Q: What courses do you hope to teach in the future?

A: I’m teaching a 300-level course in the spring called “Law’s Others.” It’s a seminar in which we think about the relationship between law and modern knowledge, using the work of Edward Said as a starting point. I will also co-teach a 200-level course called “International Law and Empire” with Professor Mark Firmani, who is also a professor in LJST. I’m very excited because it’s the first time that I will co-teach a class with a colleague. In this course, we will focus on the engagements of international law with empire and imperialism both historically and in the present.

Q: Are you working on any research now?

A: I am. I’m working on too many things. I’m currently finishing up a special issue for a journal with a colleague at the University of Southern California, and in this issue, I wear two hats because I’m the co-editor, but I’m also writing an article on the archive of sovereignty in Ottoman North Africa. I’ve been writing and editing it for a long time so I’m very excited to see it come out. I’m currently wrapping it up, so hopefully it will be published early in the spring semester. I am also working on my book — I’m working on several chapters at the same time and I hope to send the manuscript to my editors soon. I also promised a couple of colleagues book chapters in edited volumes that I’m slowly working on, but those will have to be on the back burner. Teaching is a lot of work so it’s also been exciting to find moments to work on my own research here and there.

Q: How are you settling into Amherst? As you said, it’s pretty different from New York.
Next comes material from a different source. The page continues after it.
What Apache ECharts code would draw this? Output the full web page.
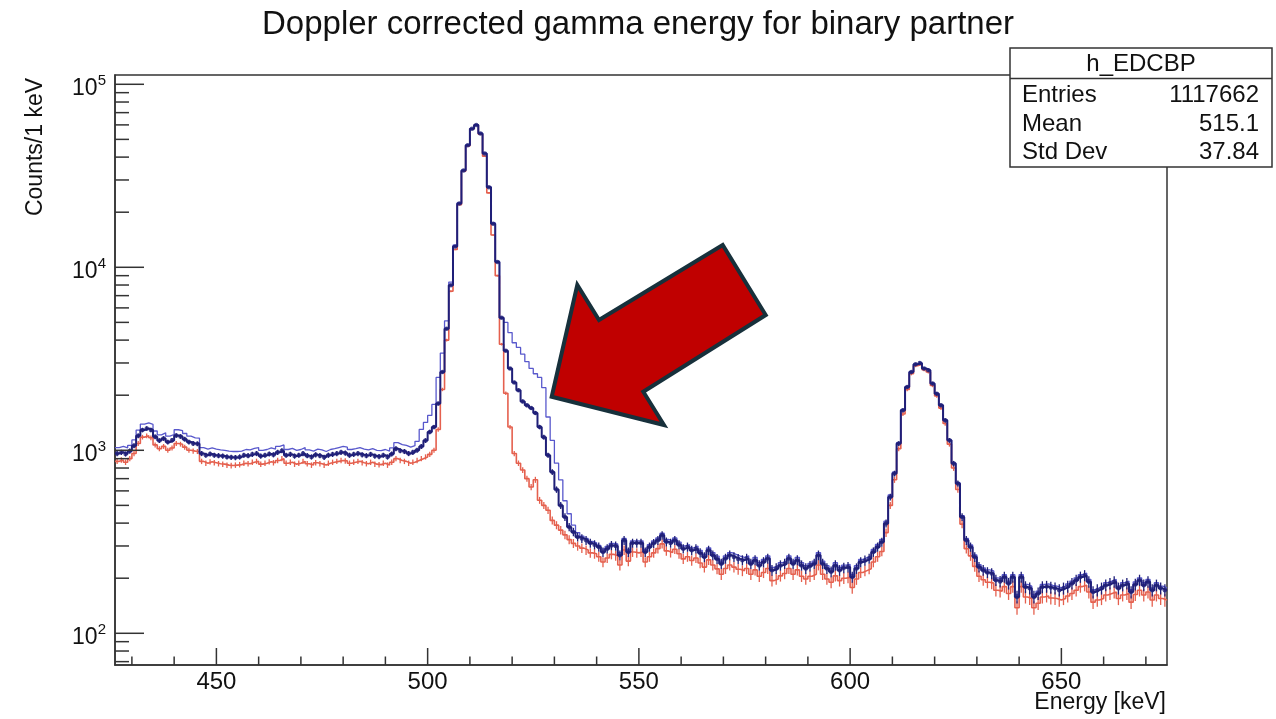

A: It is different, but I really love it. It’s funny, I have a bit of a ready-made answer for you because I’ve had to speak about this a lot in the new faculty orientation events I’ve attended. But very honestly, there are many things in Amherst that have become anchors in this new life. We were talking about this earlier, but Amherst Cinema is really important to me. New York has a lot of independent cinemas, places like Film Forum and Metrograph, which I really treasured when I lived in the city. I was getting ready to let go of that when I moved here but then I discovered that Amherst has its own version, with truly fabulous programming. My wife and I try to go there often. We have seen five or six movies there so far this year including, most recently, Med Hondo’s “West Indies” and “Girls Will Be Girls,” a beautiful movie about a mother-daughter relationship by a young Indian filmmaker. That has really been one of the places that make Amherst home. I also run on the rail trail, which I realize everybody does, but it’s been great to step out of the house and be able to run surrounded by nature within a couple of minutes.

Another thing that has helped me think of Amherst as home in the last couple of months is this bookstore in Hadley called Grey Matter Books, which is such a gem. They have so many incredible books. Their foreign language section is surprisingly large and varied, and their Middle East studies collection is also excellent. They get batches of new books quite frequently, so I try to make a habit of going to check out what new things they have.

Q: As a young(er) faculty member, do you have any advice for students at Amherst?

A: I would say that it’s important to cast a wide net with your classes and to take classes that aren’t necessarily in one’s comfort zone or area of expertise. I really do think that’s crucial. I didn’t attend college in the U.S., so my college experience was skewed towards a number of disciplines starting freshman year. In my case, it was history and political science and I’m happy with that, but I think one of the tremendous benefits of a place like Amherst is that you can surprise yourself with your classes and with your choices, and let your personal interests guide you. That’s really a magical thing. Taking classes outside of your traditional area of interest is really important because it helps you cultivate your curiosity. I would also say try to get to know your professors. One of the best parts about studying at Amherst is the ability to get to know your professors and have a real intellectual rapport with them.